The pacing of the story is fine, although the pace sags a little bit in the middle parts of the story. But boy, things heat up fabulously in the late third of the story as our main characters are swept up in the action. I actually lose track of the world around me by that point and I am so caught up in the excitement of the moment. While I may consider some developments late in the story as deus ex machina galore in another story, here Ms Archer sells me the whole premise wholesale with ease. I buy everything willingly and I want more, because I am having a total blast and I don't want the party to end. Being on Team Jacob is never this enjoyable, I tell you.
The villains could be more menacing or capable, but like I've said, Ms Archer makes it so easy for me to buy everything she is selling. Are there flaws in this story? Oh yes. But do I care? Ask me again when my blood slows down to a more steady rate.
I also have to hand it to Ms Archer - I know I am being baited into waiting for the next book, which should be at my doorstep later this month thanks to Book Depository, but I don't care. The hero of the next book is an unusual kind of action hero-cum-nerd that is just my type, and I can't wait for his story.
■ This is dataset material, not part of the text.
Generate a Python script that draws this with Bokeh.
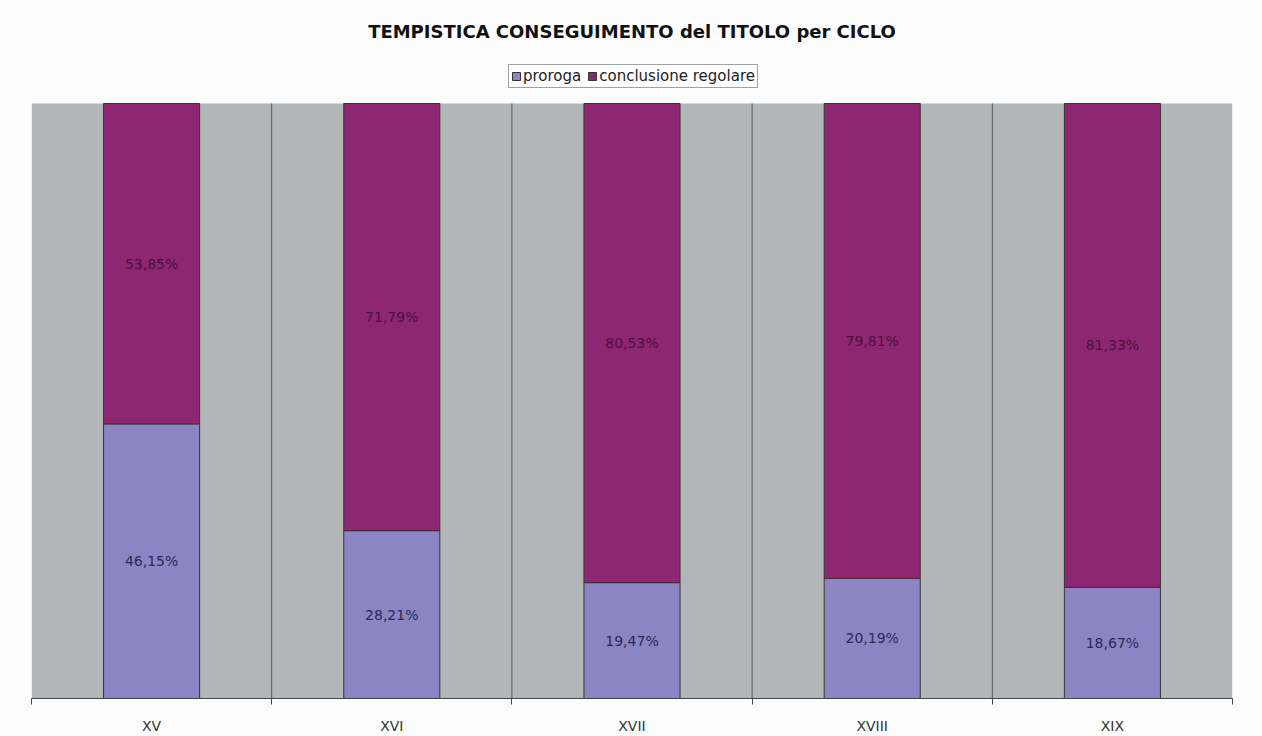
from bokeh.plotting import figure
from bokeh.models import ColumnDataSource, FixedTicker, Legend, LegendItem, Range1d
from bokeh.core.properties import value
from bokeh.embed import file_html
from bokeh.resources import INLINE

categories = ["XV", "XVI", "XVII", "XVIII", "XIX"]
proroga = [46.15, 28.21, 19.47, 20.19, 18.67]
conclusione = [53.85, 71.79, 80.53, 79.81, 81.33]
series_names = ["proroga", "conclusione regolare"]
colors = ["#8c85c3", "#8e2771"]
plot_bg = "#b3b6b8"
FONT = "DejaVu Sans"

n = len(categories)
xs = [i + 0.5 for i in range(n)]
bounds = list(range(1, n))
fmt = lambda v: f"{v:.2f}%".replace(".", ",")

src = ColumnDataSource(dict(
    x=xs, cat=categories, proroga=proroga, conclusione=conclusione,
    p_mid=[v / 2 for v in proroga],
    c_mid=[p + c / 2 for p, c in zip(proroga, conclusione)],
    p_lab=[fmt(v) for v in proroga],
    c_lab=[fmt(v) for v in conclusione],
))

W, H = 1262, 736
L, R, B = 31, 30, 38
frame_top = 50          # frame extends above the grey area so the legend can sit in it
grey_top = 103
bottom_px = H - B
y_end = 100 * (bottom_px - frame_top) / (bottom_px - grey_top)

p = figure(width=W, height=H, output_backend="svg", toolbar_location=None,
           x_range=Range1d(0, n), y_range=Range1d(0, y_end),
           min_border_left=L, min_border_right=R, min_border_top=frame_top, min_border_bottom=B,
           title="TEMPISTICA CONSEGUIMENTO del TITOLO per CICLO")
p.background_fill_color = "#fdfdfd"
p.border_fill_color = "#fdfdfd"
p.outline_line_color = None

p.title.align = "center"
p.title.text_font = FONT
p.title.text_font_size = "18px"
p.title.text_font_style = "bold"
p.title.text_color = "#111111"
p.title.standoff = 17

# grey plot area and category separators
p.quad(left=0, right=n, bottom=0, top=100, fill_color=plot_bg, line_color=None)
p.segment(x0=bounds, y0=[0] * len(bounds), x1=bounds, y1=[100] * len(bounds),
          line_color="#5a5a5a", line_width=1)

rs = p.vbar_stack(["proroga", "conclusione"], x="x", width=0.4, source=src,
                  fill_color=colors, line_color="#333333", line_width=1)

p.text(x="x", y="p_mid", text="p_lab", source=src, text_align="center", text_baseline="middle",
       text_font=value(FONT), text_font_size="14px", text_color="#2b2858")
p.text(x="x", y="c_mid", text="c_lab", source=src, text_align="center", text_baseline="middle",
       text_font=value(FONT), text_font_size="14px", text_color="#4a0f3e")

p.yaxis.visible = False
p.ygrid.grid_line_color = None
p.xgrid.grid_line_color = None

ax = p.xaxis[0]
ax.ticker = FixedTicker(ticks=xs, minor_ticks=list(range(0, n + 1)))
ax.major_label_overrides = {x: c for x, c in zip(xs, categories)}
ax.major_tick_line_color = None
ax.major_tick_out = 0
ax.major_tick_in = 0
ax.minor_tick_line_color = "#444444"
ax.minor_tick_out = 6
ax.minor_tick_in = 0
ax.axis_line_color = "#444444"
ax.major_label_text_font = FONT
ax.major_label_text_font_size = "14px"
ax.major_label_text_color = "#333333"
ax.major_label_standoff = 13

legend = Legend(items=[LegendItem(label=series_names[i], renderers=[rs[i]]) for i in range(2)],
                orientation="horizontal", location=(508 - L, bottom_px - 88),
                label_text_font=FONT, label_text_font_size="15px",
                label_text_color="#222222", label_height=14, label_standoff=2,
                glyph_width=10, glyph_height=10, spacing=6, padding=2, margin=0,
                border_line_color="#444444", background_fill_color="white", background_fill_alpha=1)
p.add_layout(legend, "center")

open("out.html", "w").write(file_html(p, INLINE))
Back to Rebel, it is simply so much fun to read that a part of me wonders whether it is illegal for a book to be this entertaining. At any rate, if you like non-stop action, action hero and heroines who love dramatically and passionately even as they laugh in the face of danger, and more, take a look at this one. And take a look at the two books that came before this one as well. Seriously, you know me, I don't praise things this effusively on a daily basis, so when I get this worked up, there is definitely something wicked fabulous about this book as well as the series up to this point.